What are the common intracardiac left-to-right shunting lesions?
The ASD is located in the area of the fossa ovalis and shunting occurs between two low-pressure circulations. Despite a large volume of shunting resulting in a marked increase in pulmonary blood flow, pulmonary artery pressure remains low over many years. These patients are generally asymptomatic throughout childhood and adolescence but may develop mild pulmonary hypertension in the third and fourth decades of life. In this lesion, the right ventricle is volume-overloaded. Treatment consists of elective closure of the defect during later childhood either surgically or with an intracardiac device. The main anesthetic concern in asymp-tomatic patients is prevention of systemic embolization from injection of air or debris from IV lines. Endocarditis prophylaxis is necessary only if it is within 6 months of repair or after 6 months if there is a residual lesion present.
Small VSDs restrict the amount of left-to-right shunting and thereby limit the hemodynamic consequences. With a large defect (approximating the size of the normal age-appropriate aortic orifice or larger), there is no restriction to flow and shunting depends largely on the relative ratio of the PVR to systemic vascular resistance (SVR). In the early neonatal period, the PVR is high and the patient may have no signs or symptoms related to the VSD. As PVR declines during the second to third weeks of life, the left-to-right shunting increases and may result in congestive heart failure due to the volume overload on the left ventri-cle. In this lesion, the pulmonary vascular bed is exposed to increased blood flow and systemic blood pressure.

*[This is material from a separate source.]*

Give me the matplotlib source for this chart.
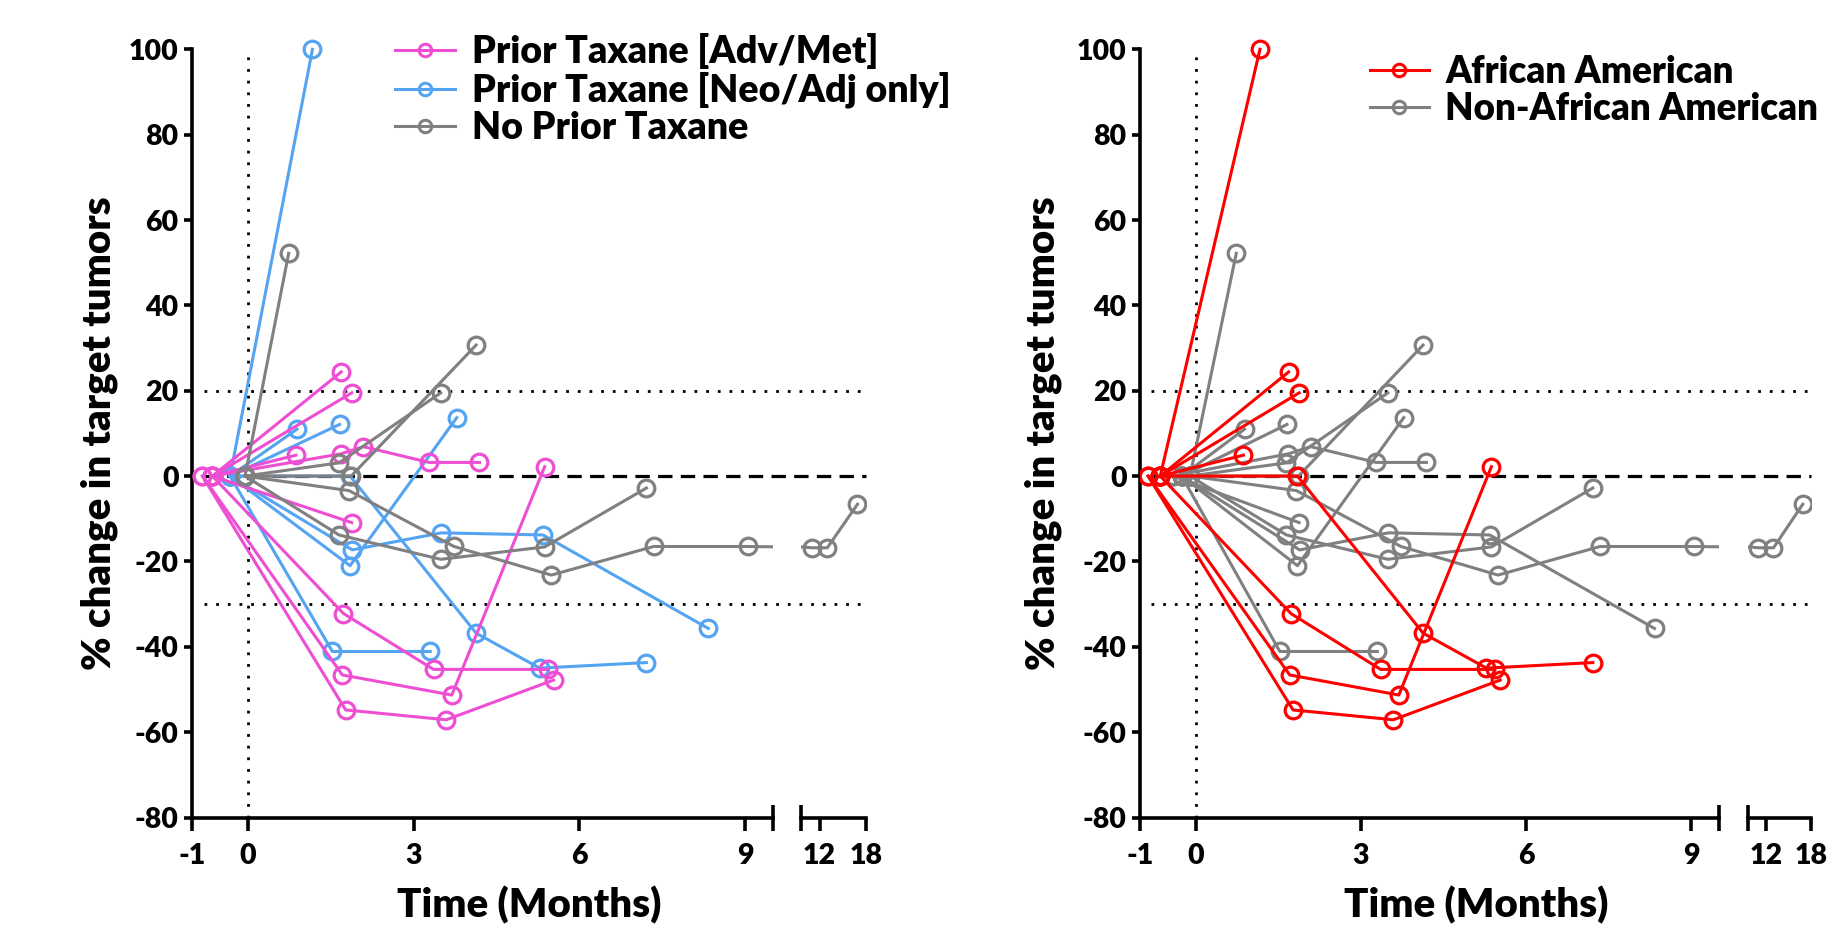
import matplotlib.pyplot as plt
from matplotlib import transforms
from matplotlib.lines import Line2D

plt.rcParams['font.family'] = ['Lato', 'DejaVu Sans']
plt.rcParams['font.weight'] = 'heavy'
plt.rcParams['axes.unicode_minus'] = False

# one entry per patient: taxane group, race group, baseline time (left / right panel),
# follow-up times (months) and % change in target tumors
taxane = ['adv', 'adv', 'adv', 'adv', 'adv', 'adv', 'adv', 'adv',
          'neo', 'neo', 'neo', 'neo', 'neo', 'neo', 'neo',
          'none', 'none', 'none', 'none', 'none']
african_american = [True, True, True, False, False, True, True, True,
                    True, False, False, False, False, True, False,
                    False, False, False, False, False]
base_left = [-0.64, -0.64, -0.64, -0.64, -0.64, -0.64, -0.82, -0.82,
             -0.32, -0.32, -0.32, -0.32, -0.32, -0.32, -0.32,
             -0.05, -0.05, -0.05, -0.05, -0.05]
base_right = [-0.64, -0.64, -0.64, -0.41, -0.41, -0.64, -0.86, -0.86,
              -0.64, -0.25, -0.25, -0.25, -0.25, -0.64, -0.25,
              -0.1, -0.1, -0.1, -0.1, -0.1]
times = [
    [1.69], [1.88], [0.87], [1.68, 2.09, 3.28, 4.19], [1.88],
    [1.73, 3.36, 5.43], [1.71, 3.69, 5.37], [1.77, 3.59, 5.53],
    [1.17], [0.89], [1.66], [1.85, 3.78], [1.89, 3.5, 5.34, 8.33],
    [1.85, 4.13, 5.28, 7.21], [1.53, 3.30],
    [0.74], [1.65, 3.49], [1.87, 4.13],
    [1.83, 3.73, 5.49, 7.34, 9.04, 11.0, 13.0, 16.9],
    [1.65, 3.49, 5.37, 7.21],
]
changes = [
    [24.4], [19.5], [4.9], [5.2, 6.9, 3.2, 3.2], [-10.9],
    [-32.2, -45.3, -45.3], [-46.6, -51.3, 2.2], [-54.8, -57.1, -47.8],
    [100], [11.0], [12.1], [-21.0, 13.7], [-17.3, -13.3, -13.8, -35.7],
    [0, -36.8, -45.0, -43.7], [-41.1, -41.1],
    [52.2], [3.1, 19.5], [0, 30.7],
    [-3.4, -16.5, -23.2, -16.5, -16.5, -16.8, -16.8, -6.6],
    [-13.8, -19.5, -16.6, -2.8],
]

taxane_labels = {'adv': 'Prior Taxane [Adv/Met]', 'neo': 'Prior Taxane [Neo/Adj only]',
                 'none': 'No Prior Taxane'}
taxane_colors = {'adv': '#EE4FD2', 'neo': '#55A4F2', 'none': '#808080'}
race_labels = {True: 'African American', False: 'Non-African American'}
race_colors = {True: '#FF0000', False: '#808080'}

W, H = 1831, 934
fig = plt.figure(figsize=(W / 100, H / 100), dpi=100)

y_bottom = 1 - 817.5 / H
px_per_unit = (817.5 - 49.3) / 180
y_top = 1 - (49.3 - 4 * px_per_unit) / H
LW = 2.2
SEG1 = (-1, 9.5)
SEG2 = (9.6, 18)


def draw_panel(left_px, brk_px, seg2_px, right_px, groups, colors, labels, order, bases,
               ylab_x, leg_x, leg_y, leg_size):
    ax1 = fig.add_axes([left_px / W, y_bottom, (brk_px - left_px) / W, y_top - y_bottom])
    ax2 = fig.add_axes([seg2_px / W, y_bottom, (right_px - seg2_px) / W, y_top - y_bottom])
    ax1.set_xlim(*SEG1)
    ax2.set_xlim(*SEG2)
    for ax in (ax1, ax2):
        ax.set_ylim(-80, 104)
        ax.patch.set_alpha(0)
        for s in ['top', 'right']:
            ax.spines[s].set_visible(False)
        ax.spines['bottom'].set_linewidth(2.6)
        ax.spines['left'].set_linewidth(2.6)
        ax.spines['left'].set_bounds(-80, 100)
        ax.tick_params(axis='x', direction='out', length=9, width=2.6, labelsize=20.5, pad=9)
        ax.tick_params(axis='y', direction='out', length=6, width=2.6, labelsize=20.5, pad=4)
    ax2.spines['left'].set_visible(False)
    ax2.tick_params(axis='y', left=False, labelleft=False)
    ax1.set_yticks(range(-80, 101, 20))
    ax1.set_xticks([-1, 0, 3, 6, 9])
    ax2.set_xticks([12, 18])

    # break caps
    cap = transforms.blended_transform_factory(ax1.transAxes, ax1.transAxes)
    ax1.plot([1], [0], marker='|', ms=19, mew=2.6, color='k', transform=cap, clip_on=False)
    cap2 = transforms.blended_transform_factory(ax2.transAxes, ax2.transAxes)
    ax2.plot([0], [0], marker='|', ms=19, mew=2.6, color='k', transform=cap2, clip_on=False)

    # reference lines
    ax1.vlines(0, -80, 100, colors='k', lw=2, linestyles=[(0, (1, 3.2))])
    fx0 = (left_px + 0.2 * (brk_px - left_px) / 10.5) / W
    fx1 = right_px / W
    ref = transforms.blended_transform_factory(fig.transFigure, ax1.transData)
    for yv in (20, -30):
        ax1.plot([fx0, fx1], [yv, yv], color='k', lw=2, ls=(0, (1, 3.2)),
                 transform=ref, clip_on=False, zorder=1)
    ax1.plot([fx0, fx1], [0, 0], color='k', lw=2.3, ls=(0, (4.5, 2.6)),
             transform=ref, clip_on=False, zorder=1)

    for g in order:
        for i in range(len(times)):
            if groups[i] != g:
                continue
            xs = [bases[i]] + times[i]
            ys = [0] + changes[i]
            ax1.plot(xs, ys, color=colors[g], lw=LW, marker='o', ms=12,
                     mfc='none', mec=colors[g], mew=2.3, zorder=3)
            if max(xs) > SEG2[0]:
                ax2.plot(xs, ys, color=colors[g], lw=LW, zorder=3)
                late = [(x, y) for x, y in zip(xs, ys) if x >= SEG2[0]]
                ax2.plot([p[0] for p in late], [p[1] for p in late], ls='none',
                         marker='o', ms=12, mfc='none', mec=colors[g], mew=2.3, zorder=3)

    handles = [Line2D([], [], color=colors[g], lw=LW, marker='o', ms=9, mfc='none',
                      mew=2.2) for g in labels]
    fig.legend(handles, list(labels.values()), loc='upper left',
               bbox_to_anchor=(leg_x / W, 1 - leg_y / H), frameon=False, fontsize=leg_size,
               handlelength=1.6, handletextpad=0.45, labelspacing=0.07,
               borderpad=0, borderaxespad=0)

    fig.text(ylab_x / W, 1 - 433 / H, '% change in target tumors', rotation=90,
             ha='center', va='center', fontsize=29)
    fig.text((left_px + right_px) / 2 / W, 1 - 905 / H, 'Time (Months)',
             ha='center', va='center', fontsize=29)


draw_panel(192.5, 773, 801, 866, taxane, taxane_colors, taxane_labels,
           ['neo', 'adv', 'none'], base_left, 99, 395, 33, 27)
draw_panel(1140.4, 1719, 1748, 1811, african_american, race_colors, race_labels,
           [False, True], base_right, 1043, 1370, 55, 26.5)

fig.savefig('out.png', dpi=100)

An estimated 25–50% of small to moderate-sized VSDs close spontaneously, generally during the first year of life. Many become smaller throughout life and remain benign. Probably less than 5% of large VSDs undergo spontaneous closure. Surgery is indicated for primary closure of the defect during the first year of life in infants with congestive heart failure and failure to thrive despite medical therapy. Failure to close a large VSD will lead to progressive pulmonary vascular obstructive disease, particularly after the second year of life.

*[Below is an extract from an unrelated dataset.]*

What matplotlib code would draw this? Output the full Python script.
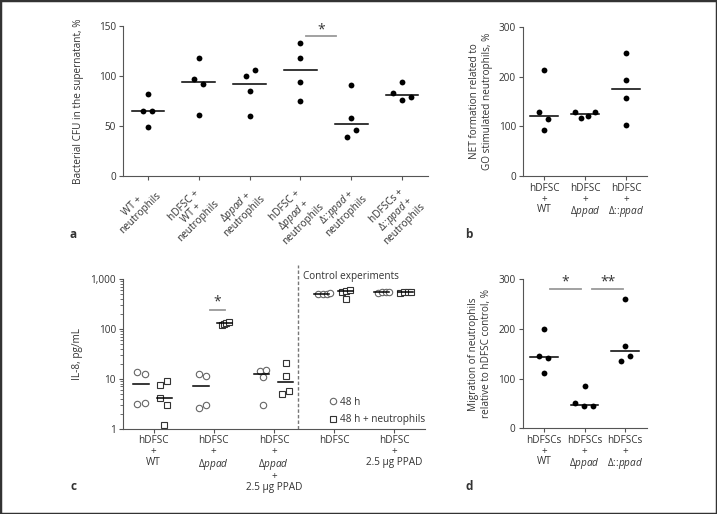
import matplotlib
matplotlib.use('Agg')
import matplotlib.pyplot as plt
from matplotlib.lines import Line2D
from matplotlib.patches import Rectangle
from matplotlib.ticker import LogLocator, NullFormatter
import numpy as np

FS = 7.2
LS = 0.95
plt.rcParams['font.family'] = ['Open Sans', 'DejaVu Sans']
plt.rcParams['font.size'] = FS
plt.rcParams['mathtext.fontset'] = 'custom'
plt.rcParams['mathtext.it'] = 'Open Sans:italic'
plt.rcParams['mathtext.rm'] = 'Open Sans'

TXT = '#333333'
SP = '#555555'
SIG = '#9a9a9a'

# ---------------- data ----------------
a_labels = ['WT +\nneutrophils',
            'hDFSC +\nWT +\nneutrophils',
            'Δ$\\mathit{ppad}$ +\nneutrophils',
            'hDFSC +\nΔ$\\mathit{ppad}$ +\nneutrophils',
            'Δ::$\\mathit{ppad}$ +\nneutrophils',
            'hDFSCs +\nΔ::$\\mathit{ppad}$ +\nneutrophils']
a_values = [[82, 65, 65, 49],
            [118, 97, 92, 61],
            [106, 100, 85, 60],
            [133, 118, 94, 75],
            [91, 58, 46, 39],
            [94, 83, 79, 76]]
a_yticks = [0, 50, 100, 150]

b_labels = ['hDFSC\n+\nWT', 'hDFSC\n+\nΔ$\\mathit{ppad}$', 'hDFSC\n+\nΔ::$\\mathit{ppad}$']
b_values = [[213, 128, 114, 92],
            [129, 116, 121, 129],
            [247, 193, 157, 102]]
b_yticks = [0, 100, 200, 300]

c_labels = ['hDFSC\n+\nWT', 'hDFSC\n+\nΔ$\\mathit{ppad}$',
            'hDFSC\n+\nΔ$\\mathit{ppad}$\n+\n2.5 µg PPAD',
            'hDFSC', 'hDFSC\n+\n2.5 µg PPAD']
c_48h = [[13.7, 12.2, 3.1, 3.3],
         [12.5, 11.4, 2.6, 2.9],
         [14.3, 15.0, 10.9, 2.9],
         [490, 500, 510, 520],
         [530, 540, 545, 555]]
c_48h_neut = [[7.3, 9.0, 4.1, 2.9, 1.2],
              [122, 127, 131, 135],
              [20.7, 11.4, 5.7, 4.9],
              [560, 575, 590, 395],
              [530, 540, 550, 560]]
c_yticks = [1, 10, 100, 1000]
c_yticklabels = ['1', '10', '100', '1,000']

d_labels = ['hDFSCs\n+\nWT', 'hDFSCs\n+\nΔ$\\mathit{ppad}$', 'hDFSCs\n+\nΔ::$\\mathit{ppad}$']
d_values = [[200, 146, 142, 111],
            [85, 50, 45, 45],
            [260, 166, 146, 136]]
d_yticks = [0, 100, 200, 300]

# ---------------- layout (horizontal jitter of points) ----------------
a_off = [[0, -0.09, 0.09, 0], [0, -0.09, 0.09, 0], [0.1, -0.08, 0, 0],
         [0, 0, 0, 0], [0, 0, 0.09, -0.09], [0, -0.18, 0.18, 0]]
b_off = [[0, -0.11, 0.1, 0], [-0.25, -0.09, 0.07, 0.24], [0, 0, 0, 0]]
d_off = [[0, -0.12, 0.1, 0], [0, -0.23, -0.02, 0.21], [0, 0, 0.12, -0.11]]
c_off_circ = [[-0.27, -0.14, -0.27, -0.14],
              [-0.25, -0.13, -0.25, -0.13],
              [-0.23, -0.13, -0.18, -0.18],
              [-0.26, -0.19, -0.12, -0.07],
              [-0.27, -0.2, -0.14, -0.08]]
c_off_sq = [[0.11, 0.23, 0.11, 0.23, 0.17],
            [0.13, 0.17, 0.21, 0.25],
            [0.2, 0.2, 0.25, 0.14],
            [0.13, 0.2, 0.27, 0.2],
            [0.1, 0.16, 0.22, 0.28]]

fig = plt.figure(figsize=(7.17, 5.14), dpi=100)


def style(ax):
    for s in ['top', 'right']:
        ax.spines[s].set_visible(False)
    for s in ['left', 'bottom']:
        ax.spines[s].set_color(SP)
        ax.spines[s].set_linewidth(0.8)
    ax.tick_params(colors=SP, labelcolor=TXT, length=3, width=0.8, labelsize=FS, pad=2)


def dots(ax, vals, offs, half):
    for i, (v, o) in enumerate(zip(vals, offs)):
        x = i + np.array(o)
        ax.plot(x, v, 'o', color='black', ms=4.2, mew=0, clip_on=False, zorder=3)
        m = np.median(v)
        ax.plot([i - half, i + half], [m, m], color='black', lw=1.1, zorder=2)


def sigbar(ax, x0, x1, y, ystar, txt):
    ax.plot([x0, x1], [y, y], color=SIG, lw=1.3, clip_on=False)
    ax.text((x0 + x1) / 2, ystar, txt, ha='center', va='center', fontsize=10, color=TXT)


# ---------------- panel a ----------------
ax = fig.add_axes([0.1715, 0.6576, 0.4255, 0.2918])
style(ax)
dots(ax, a_values, a_off, 0.32)
ax.set_ylim(0, 150)
ax.set_xlim(-0.49, 5.51)
ax.set_yticks(a_yticks)
ax.set_xticks(range(len(a_labels)))
ax.set_xticklabels(a_labels, rotation=45, ha='right', va='top', rotation_mode='anchor',
                   multialignment='center', linespacing=LS)
ax.set_ylabel('Bacterial CFU in the supernatant, %', color=TXT)
ax.yaxis.set_label_coords(-0.128, 0.5)
sigbar(ax, 3.1, 3.7, 140, 146, '*')
fig.text(0.102, 0.543, 'a', fontsize=8.5, fontweight='bold', color=TXT, ha='center', va='center')

# ---------------- panel b ----------------
ax = fig.add_axes([0.7294, 0.6576, 0.173, 0.29])
style(ax)
dots(ax, b_values, b_off, 0.34)
ax.set_ylim(0, 300)
ax.set_xlim(-0.51, 2.51)
ax.set_yticks(b_yticks)
ax.set_xticks(range(3))
ax.set_xticklabels(b_labels, linespacing=LS)
ax.set_ylabel('NET formation related to\nGO stimulated neutrophils, %', color=TXT)
ax.yaxis.set_label_coords(-0.242, 0.5)
fig.text(0.654, 0.543, 'b', fontsize=8.5, fontweight='bold', color=TXT, ha='center', va='center')

# ---------------- panel c ----------------
ax = fig.add_axes([0.1715, 0.1663, 0.4212, 0.2909])
style(ax)
ax.set_yscale('log')
ax.set_ylim(1, 1000)
ax.set_xlim(-0.51, 4.51)
for i in range(len(c_labels)):
    xc = i + np.array(c_off_circ[i])
    ax.plot(xc, c_48h[i], 'o', mfc='white', mec='#666666', mew=0.8, ms=4.6, clip_on=False, zorder=3)
    m = np.median(c_48h[i])
    ax.plot([i - 0.34, i - 0.08], [m, m], color='black', lw=1.1, zorder=4)
    xs = i + np.array(c_off_sq[i])
    ax.plot(xs, c_48h_neut[i], 's', mfc='white', mec='#333333', mew=0.8, ms=4.4, clip_on=False, zorder=3)
    m = np.median(c_48h_neut[i])
    ax.plot([i + 0.06, i + 0.31], [m, m], color='black', lw=1.1, zorder=4)
ax.set_yticks(c_yticks)
ax.set_yticklabels(c_yticklabels)
ax.yaxis.set_minor_locator(LogLocator(base=10, subs=np.arange(2, 10)))
ax.yaxis.set_minor_formatter(NullFormatter())
ax.tick_params(axis='y', which='minor', length=2, width=0.6, colors=SP)
ax.set_xticks(range(len(c_labels)))
ax.set_xticklabels(c_labels, linespacing=LS)
ax.set_ylabel('IL-8, pg/mL', color=TXT)
ax.yaxis.set_label_coords(-0.132, 0.5)
ax.plot([2.40, 2.40], [0, 1.095], transform=ax.get_xaxis_transform(), color='#777777',
        lw=1.0, ls=(0, (2.5, 1.5)), clip_on=False)
ax.text(0.596, 1.02, 'Control experiments', transform=ax.transAxes, ha='left', va='center',
        fontsize=FS, color=TXT)
sigbar(ax, 0.93, 1.18, 240, 340, '*')
handles = [Line2D([], [], ls='', marker='o', mfc='white', mec='#666666', mew=0.8, ms=4.6),
           Line2D([], [], ls='', marker='s', mfc='white', mec='#333333', mew=0.8, ms=4.4)]
leg = ax.legend(handles, ['48 h', '48 h + neutrophils'], loc='upper left',
                bbox_to_anchor=(0.686, 0.212), frameon=False, handlelength=0.6,
                handletextpad=0.35, labelspacing=0.62, borderaxespad=0, borderpad=0,
                fontsize=FS, labelcolor=TXT)
fig.text(0.102, 0.053, 'c', fontsize=8.5, fontweight='bold', color=TXT, ha='center', va='center')

# ---------------- panel d ----------------
ax = fig.add_axes([0.729, 0.1667, 0.173, 0.2897])
style(ax)
dots(ax, d_values, d_off, 0.34)
ax.set_ylim(0, 300)
ax.set_xlim(-0.53, 2.53)
ax.set_yticks(d_yticks)
ax.set_xticks(range(3))
ax.set_xticklabels(d_labels, linespacing=LS)
ax.set_ylabel('Migration of neutrophils\nrelative to hDFSC control, %', color=TXT)
ax.yaxis.set_label_coords(-0.25, 0.5)
sigbar(ax, 0.14, 0.90, 281, 295, '*')
sigbar(ax, 1.19, 1.95, 281, 295, '**')
fig.text(0.654, 0.053, 'd', fontsize=8.5, fontweight='bold', color=TXT, ha='center', va='center')

fig.patches.append(Rectangle((0, 0), 1, 1, transform=fig.transFigure, fill=False,
                             edgecolor='#333333', linewidth=2.5))

fig.savefig('out.png', dpi=100)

Before the development of pulmonary vascular disease, the volume of the shunt may be manipulated by changing PVR and/or SVR. High oxygen concentrations, hyperven-tilation, and alkalosis lead to pulmonary vasodilation and may cause massive increases in left-to-right shunting. With the limited cardiac output of the small infant, this can lead to severe systemic underperfusion and cardiovascular collapse. Increased afterload will lead to an increase in left-to-right shunting as long as PVR is less than SVR. Most patients with large shunts are, therefore, on anticongestive medications (digoxin and lasix) and an afterload-reducing agent (angiotensin converting enzyme inhibitor) prior to cardiac surgery or if only medically managed.
Large PDAs present clinically in a similar way to large VSDs and are managed surgically or with a device closure to protect the pulmonary vascular bed.